Last call! More and more, you're going to have to go without drinking straws.

Single-use plastic straws are distinctly unkind to wildlife. Fresh straws choke animals. Then each straw is said to take longer than 200 years to break down, and all the while, it disintegrates into ever-smaller and smaller bits that are eaten by small animals, fish, and even plankton. The plastic bits eventually make it back into human food. 

Which is why places around the world, particularly ones near oceans and beaches, are hastening to ban plastic drinking straws. That means tourist areas, in particular, are seeing straws pulled first.


They've already been outlawed, or had their final date set, across the West Coast of the United States: Seattle and the California towns of San Luis Obispo, Davis (near Sacramento), and Malibu have all ended plastic straw distribution. In Florida, Miami Beach, Marco Island, and Fort Myers have enacted some form of a straw ban. Berkeley, Scotland, and Taiwan are all about to. British Prime Minister Theresa May said she wants to pull all avoidable plastic, too. Even Queen Elizabeth has banished plastic straws at her British palaces.

Where government lawmakers drag their feet, businesses are stepping up to their responsibility. SeaWorld parks and Disney's Animal Kingdom in Orlando did away with straws years ago. And this week, the luxury Corinthia Palace Hotel in Malta made a big public relations to-do about its decision to ban them, keeping some 40,000 from entering the wild each year. (That may be a bit of greenwashing lip service; Corinthia's London property still uses them.)

Meanwhile, petitions are being collected to beg the major cruise lines to do their part as well.

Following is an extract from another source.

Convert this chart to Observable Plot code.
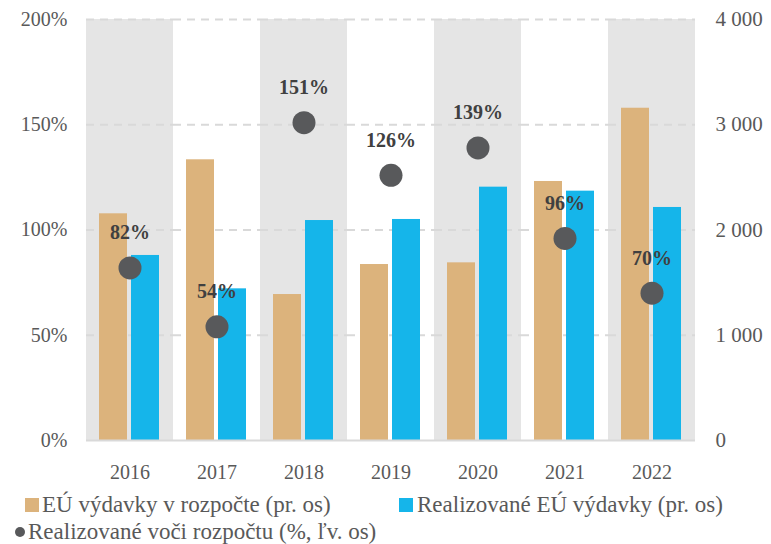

In the coming months, expect many more European hotels and attractions to trumpet their choice to jettison plastic straws. Not necessarily out of goodwill: The European Union, one world power that is still not averse to regulating protection of the environment, is reportedly close to making a plastic straw ban the law of the continent. 

That means no more plastic straws on a European vacation. That also means a potential windfall for the person who can invent a paper straw that doesn't turn to mush 5 minutes into the enjoyment of a beverage.


So if you're vacationing in Europe or a major beach city later this year, what can you do if you really need a straw?

Only two things: Pack your own. Or suck it up.